Description of problem: When a timeout occurs while checking for a resource, the error can be improved to point cluster admin in a good direction. Examples of errors: E0116 18:08:52.185756 1 operator.go:207] sync "openshift-monitoring/cluster-monitoring-config" failed: running task Updating Grafana failed: waiting for Grafana Route to become ready failed: timed out waiting for the condition E0110 14:10:47.279365 1 operator.go:207] sync "openshift-monitoring/cluster-monitoring-config" failed: running task Updating Prometheus-k8s failed: waiting for Prometheus object changes failed: timed out waiting for the condition Both of the errors above stem from a timeout in a wait.Poll() call who's error is quite generic. It would be helpful to include some more detail than "timed out waiting for the condition" (what is the condition, where can the cluster admin look to troubleshoot the issue?).
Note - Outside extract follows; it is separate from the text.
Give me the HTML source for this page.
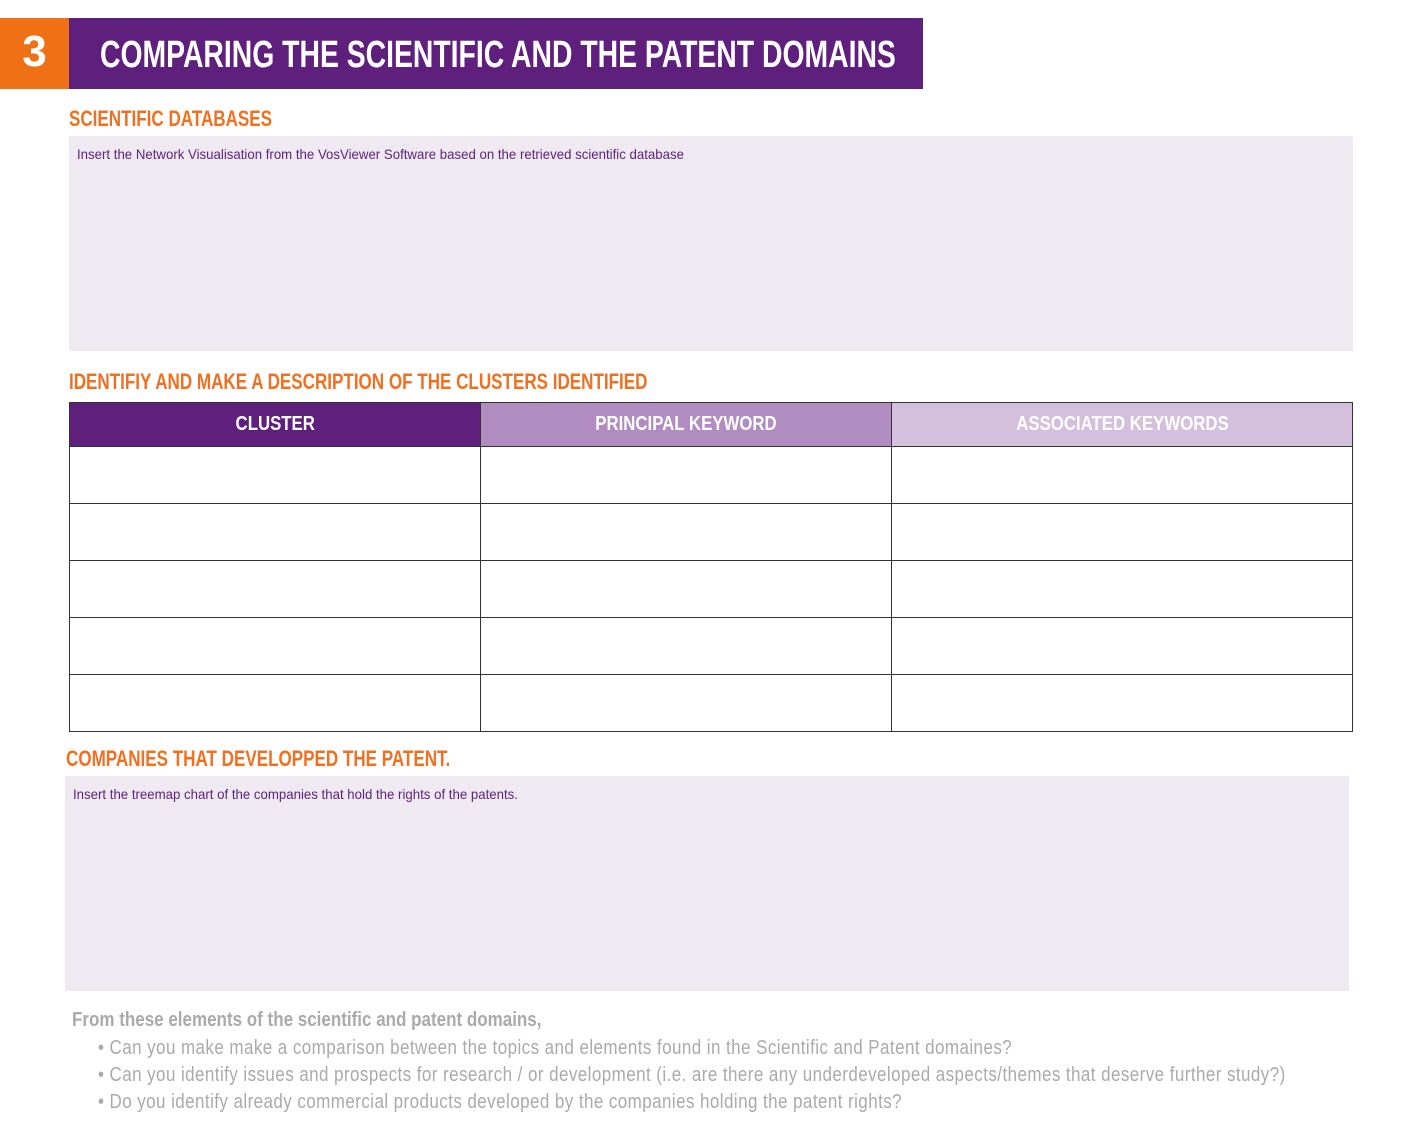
<!DOCTYPE html>
<html><head><meta charset="utf-8"><style>
body{margin:0;width:1411px;height:1146px;background:#fff;position:relative;overflow:hidden;font-family:"Liberation Sans",sans-serif}
.a{position:absolute}
.c{display:inline-block;transform-origin:0 50%;white-space:nowrap}
.h{color:#f07020;font-weight:bold;font-size:22px;white-space:nowrap}
.h .c{transform:scaleX(0.775)}
.box{background:#efeaf2}
.box span{position:absolute;color:#5e1f7d;font-size:14px;white-space:nowrap;transform:scaleX(0.945);transform-origin:0 50%}
table{border-collapse:collapse;position:absolute;left:69px;top:402px;width:1284px}
td,th{border:1px solid #333;padding:0}
th{height:43px;color:#fff;font-size:20px;font-weight:bold}
th .c{transform:scaleX(0.84);transform-origin:50% 50%}
td{height:56px}
.g{color:#aaa;font-size:20px;white-space:nowrap;letter-spacing:0.5px}
.g .c{transform:scaleX(0.85)}
</style></head><body>
<div class="a" style="left:0;top:18px;width:69px;height:71px;background:#f07015;color:#fff;font:bold 44px 'Liberation Sans',sans-serif;text-align:center;line-height:68px">3</div>
<div class="a" style="left:69px;top:18px;width:854px;height:71px;background:#5e1f7d;color:#fff;font-weight:bold;font-size:38px;line-height:74px;padding-left:31px;box-sizing:border-box;white-space:nowrap;overflow:hidden"><span class="c" style="transform:scaleX(0.746)">COMPARING THE SCIENTIFIC AND THE PATENT DOMAINS</span></div>
<div class="a h" style="left:69px;top:106px"><span class="c">SCIENTIFIC DATABASES</span></div>
<div class="a box" style="left:69px;top:136px;width:1284px;height:215px"><span style="left:8px;top:10px">Insert the Network Visualisation from the VosViewer Software based on the retrieved scientific database</span></div>
<div class="a h" style="left:69px;top:369px"><span class="c">IDENTIFIY AND MAKE A DESCRIPTION OF THE CLUSTERS IDENTIFIED</span></div>
<table>
<tr><th style="background:#5e1f7d;width:410px"><span class="c">CLUSTER</span></th><th style="background:#b08cc0;width:410px"><span class="c">PRINCIPAL KEYWORD</span></th><th style="background:#d4bfdc"><span class="c">ASSOCIATED KEYWORDS</span></th></tr>
<tr><td></td><td></td><td></td></tr>
<tr><td></td><td></td><td></td></tr>
<tr><td></td><td></td><td></td></tr>
<tr><td></td><td></td><td></td></tr>
<tr><td></td><td></td><td></td></tr>
</table>
<div class="a h" style="left:66px;top:746px"><span class="c">COMPANIES THAT DEVELOPPED THE PATENT.</span></div>
<div class="a box" style="left:65px;top:776px;width:1284px;height:215px"><span style="left:8px;top:10px">Insert the treemap chart of the companies that hold the rights of the patents.</span></div>
<div class="a g" style="left:72px;top:1009px;font-weight:bold;letter-spacing:0"><span class="c">From these elements of the scientific and patent domains,</span></div>
<div class="a g" style="left:98px;top:1037px"><span class="c">• Can you make make a comparison between the topics and elements found in the Scientific and Patent domaines?</span></div>
<div class="a g" style="left:98px;top:1064px"><span class="c">• Can you identify issues and prospects for research / or development (i.e. are there any underdeveloped aspects/themes that deserve further study?)</span></div>
<div class="a g" style="left:98px;top:1091px"><span class="c">• Do you identify already commercial products developed by the companies holding the patent rights?</span></div>
</body></html>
NOTE: Both issues above have been addressed in customer clusters, this bz is only to request improvement on error message. Version-Release number of selected component (if applicable): OCP 3.11 Additional info: I have two potential recommends: 1) Add option for custom timeout message in wait.Poll and other wait methods. I don't suspect this is feasible after grepping codebase for references to ErrWaitTimeout :( 2) Check return value of wait.Poll in methods like WaitForRouteReady and WaitForPrometheus and include some extra detail about the failure
This makes a lot of sense. Can you turn this into an RFE so our PM can prioritize this?
RFE filed here: https://jira.coreos.com/browse/RFE-13 I'll go ahead and close out this bz as deferred; hope that is appropriate.